Dans le domaine de l'éducation, encore une fois, des aberrations, là. On va finalement
couper dans l'aide alimentaire aux enfants défavorisés. C'est un comble. Et c'est
trop facile de dire aux commissions scolaires : Non, non, ça, vous ne
pouvez pas le faire, il faut garder les livres, il faut garder l'aide
alimentaire, il faut garder l'aide aux devoirs. Coupez ailleurs. Mais c'est où,
ça, ailleurs?
Alors, M. Couillard et M. Bolduc vont
avoir à répondre devant la population de toutes ces coupes qui font mal à qui?

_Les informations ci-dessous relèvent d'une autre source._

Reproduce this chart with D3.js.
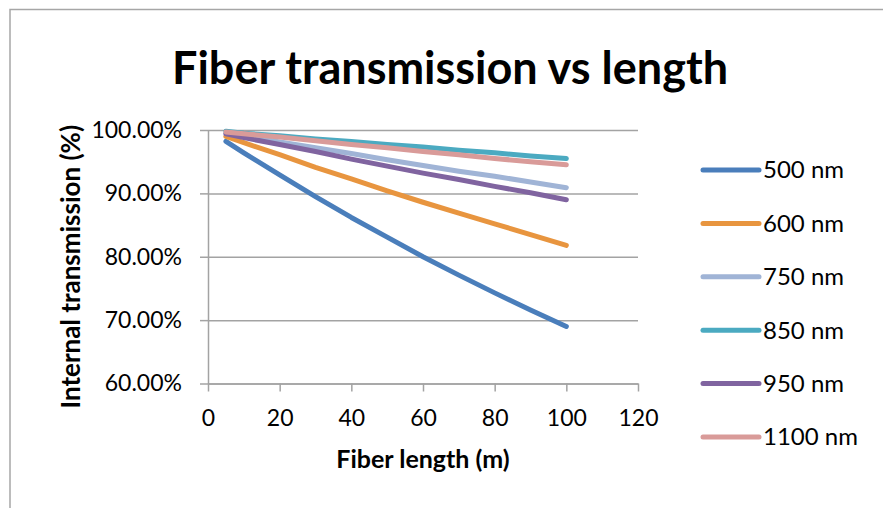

Bien, aux gens ordinaires, aux travailleurs, aux travailleuses, aux familles,
aux enfants. Et nous serons vraiment présents, les députés solidaires, pour
être aux côtés de tous ceux, de toutes celles qui déjà… nous le savons par tous
les contacts que nous avons avec les mouvements sociaux, déjà, il y a des gens
qui réfléchissent sérieusement à la meilleure façon de contrer ensemble ces
politiques d'austérité qui font mal et qui n'apportent aucun résultat intéressant.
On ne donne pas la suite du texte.